The following day we drove to Uxmal to visit older Maya ruins that had their heyday in the 7th and 9th centuries. This is the Temple of the Magician.
Patty is in front of the decorated side of the Temple of the Magician.
And here’s from temple another vantage point. Standing 49 meters high, it’s 7 meters taller than the Pyramid of Kukulcan at Chichén Itzá.
We were allowed to climb the Great Pyramid, which has only been restored on one side. Patty is up top on the left, waving.
This building is called the Governor’s Palace and it was probably a residence.
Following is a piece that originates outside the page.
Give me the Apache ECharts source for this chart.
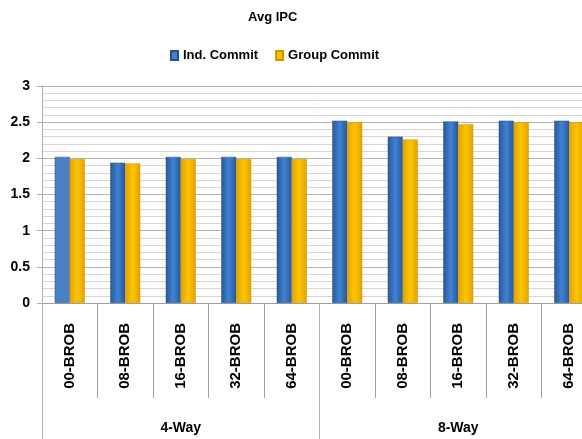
<!DOCTYPE html>
<html>
<head>
<meta charset="utf-8">
<script src="https://cdn.jsdelivr.net/npm/echarts@6/dist/echarts.min.js"></script>
<style>
  html, body { margin: 0; padding: 0; background: #fff; overflow: hidden; }
  /* chart is a bit wider than the window: the last category is cut off like the original */
  #chart { width: 597px; height: 439px; }
</style>
</head>
<body>
<div id="chart"></div>
<script>
// category labels (inner + outer level)
const robLabels = ['00-BROB', '08-BROB', '16-BROB', '32-BROB', '64-BROB',
                   '00-BROB', '08-BROB', '16-BROB', '32-BROB', '64-BROB']
const wayLabels = ['4-Way', '8-Way']

// avg IPC values
const indCommit = [2.02, 1.94, 2.02, 2.02, 2.02, 2.52, 2.30, 2.51, 2.52, 2.52]
const groupCommit = [1.99, 1.93, 1.99, 1.99, 1.99, 2.50, 2.26, 2.47, 2.50, 2.50]

const yTicks = [0, 0.5, 1, 1.5, 2, 2.5, 3]

const font = '"Liberation Sans", Arial, sans-serif'

const blueGrad = new echarts.graphic.LinearGradient(0, 0, 1, 0, [
  { offset: 0, color: '#2b5797' },
  { offset: 0.5, color: '#3f83d3' },
  { offset: 1, color: '#2b5797' }
])
const yellowGrad = new echarts.graphic.LinearGradient(0, 0, 1, 0, [
  { offset: 0, color: '#e0a400' },
  { offset: 0.5, color: '#ffc400' },
  { offset: 1, color: '#e0a400' }
])

const chart = echarts.init(document.getElementById('chart'))

chart.setOption({
  animation: false,
  backgroundColor: '#fff',
  title: {
    text: 'Avg IPC',
    left: 243,
    top: 6,
    textStyle: { fontFamily: font, fontSize: 13, fontWeight: 'bold', color: '#000' }
  },
  legend: {
    left: 165,
    top: 44,
    icon: 'rect',
    itemWidth: 7,
    itemHeight: 9,
    itemGap: 17,
    textStyle: { fontFamily: font, fontSize: 13, fontWeight: 'bold', color: '#000' },
    data: [
      { name: 'Ind. Commit', itemStyle: { color: '#3f7fd0' } },
      { name: 'Group Commit', itemStyle: { color: '#ffc000' } }
    ]
  },
  grid: { left: 42, right: 0, top: 86, bottom: 136 },
  xAxis: [
    {
      type: 'category',
      data: robLabels,
      axisLine: { show: true, lineStyle: { color: '#a0a0a0' } },
      axisTick: { show: true, interval: 0, length: 95, lineStyle: { color: '#a0a0a0' } },
      axisLabel: {
        interval: 0, rotate: 90, margin: 20,
        fontFamily: font, fontSize: 15, fontWeight: 'bold', color: '#000'
      }
    },
    {
      type: 'category',
      data: wayLabels,
      position: 'bottom',
      axisLine: { show: false },
      axisTick: { show: true, interval: 0, length: 136, lineStyle: { color: '#b0b0b0' } },
      axisLabel: {
        interval: 0, margin: 118,
        fontFamily: font, fontSize: 14, fontWeight: 'bold', color: '#000'
      }
    }
  ],
  yAxis: {
    type: 'value',
    min: yTicks[0],
    max: yTicks[yTicks.length - 1],
    interval: 0.5,
    axisLine: { show: true, lineStyle: { color: '#b0b0b0' } },
    axisTick: { show: true, length: 5, lineStyle: { color: '#b0b0b0' } },
    axisLabel: { margin: 12, fontFamily: font, fontSize: 14, fontWeight: 'bold', color: '#000' },
    splitLine: { show: true, lineStyle: { color: '#b4b4b4' } },
    minorTick: { show: false, splitNumber: 5 },
    minorSplitLine: { show: true, lineStyle: { color: '#d6d6d6' } }
  },
  series: [
    {
      name: 'Ind. Commit',
      type: 'bar',
      barWidth: 15,
      barGap: '0%',
      data: indCommit.map((v, i) => i === 0
        ? { value: v, itemStyle: { color: '#4a80c4' } }
        : v),
      itemStyle: { color: blueGrad, borderColor: '#2a4f85', borderWidth: 0.5 }
    },
    {
      name: 'Group Commit',
      type: 'bar',
      barWidth: 15,
      data: groupCommit,
      itemStyle: { color: yellowGrad, borderColor: '#c89600', borderWidth: 0.5 }
    }
  ]
})
</script>
</body>
</html>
In front is a two-headed jaguar throne.
These stairs were fewer and easier to climb than the pyramid, so we headed up to check out the elaborate friezes.
There are 103 Chaac carvings on the Governor's Palace, showing the importance of rain to the Maya. There was a complex system of underground cisterns at Uxmal that were used for storing water during the dry season.
The Temple of the Magician is clearly visible beyond Patty and the palace.
And here's the current Governor of Uxmal!
We were interested to look at photographs of the 2014 Governor’s Palace restoration project.
Pete is standing at the Governor's Palace. In the background on the left is a group of buildings called the North, South, East and West buildings that form a square.
This is the North building, which is the highest in the group so it likely had the most importance for Maya religious purposes.
Patty is climbing up to the North chapels for a closer look. There are several Chaac carvings to her right.
The last area we visited was the Cemetery. It gets its name from the carvings of skulls and bones, but likely it was a temple and not a cemetary.
Our final night in Mérida coincided with a festival. We were able to go into City Hall and see their incredible historical murals by Fernando Castro Pacheco.